Эрих не отреагировал на стук, но дверь была открыта, и Беатрис, в конце концов, просто вошла в спальню. В нос сразу ударил сильный запах спиртного, облако витавшего в комнате виски было, кроме того, пропитано мерзким запахом пота. Эрих стоял у окна, созерцая ранние зимние сумерки, неотвратимой чернотой опускавшиеся на сад. Свет Эрих не включил, но в комнате можно было различить очертания мебели.

— Беатрис? — спросил он, не обернувшись. — Это ты?

— Сэр, мы хотели бы знать, не спуститесь ли вы в гостиную. Хелин хочет порезать торт.

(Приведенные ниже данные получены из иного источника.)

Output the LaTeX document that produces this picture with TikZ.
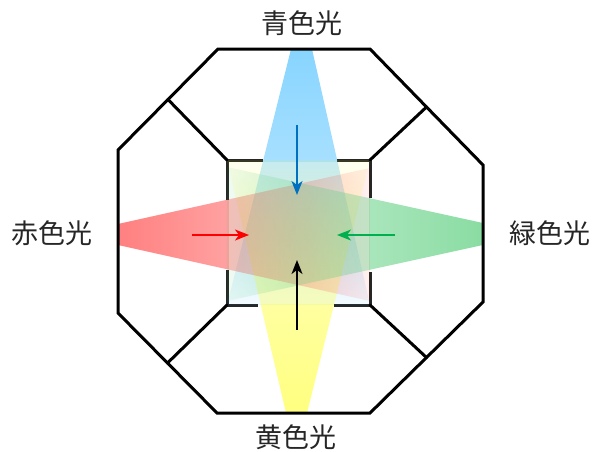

— Какое мрачное время года, не правда ли? — он не ответил на вопрос Беатрис и не обернулся. — Темно, холодно. Ты заметила, что весь день на небе не было ни одного просвета? Только тяжелые серые облака. День, который никогда не будет светлым. Утренняя темнота переходит в темноту вечернюю. Места для света не остается.

— Сэр…

— Ты никогда не задумывалась над тем, какую роль в жизни человека играет время года, в которое он родился? В теплое и светлое, или в холодное и темное? Ты не думаешь, что это накладывает отпечаток на всю его жизнь?

— Нет, я так не думаю.

— Ты родилась в начале сентября, Беатрис. Это конец лета, мир цветет и благоухает, с каждым днем все сильнее пламенея живыми красками. Ты пришла в мир, и он приветствовал тебя светом и красотой. Должно быть, тебе казалось, что ты явилась в рай.

Он говорил с видимым усилием, делал долгие паузы между словами, связность давалась ему с трудом, но, видимо, он так давно вынашивал эту мысль, что мог и сейчас, в пьяном виде четко ее формулировать.

— Я родился в самое темное время года, — продолжал он. — Двадцать четвертого декабря. Двадцать первое декабря — самый короткий день. Двадцать четвертое не лучше. Собственно, это даже и не день, это нескончаемая ночь.

За окном продолжала сгущаться тьма. Беатрис понимала, что возразить ей нечего.

— Но это день Рождества, — сказала она наконец, — а это особенный день.

— О да, — иронически отозвался Эрих, — очень особенный. Это проклятое двадцать четвертое декабря настолько особенное, что ни один человек в мире не думает, что в этот день может произойти рождение кого-то, кроме Иисуса. Например, мое. Но это никогда никого не интересовало.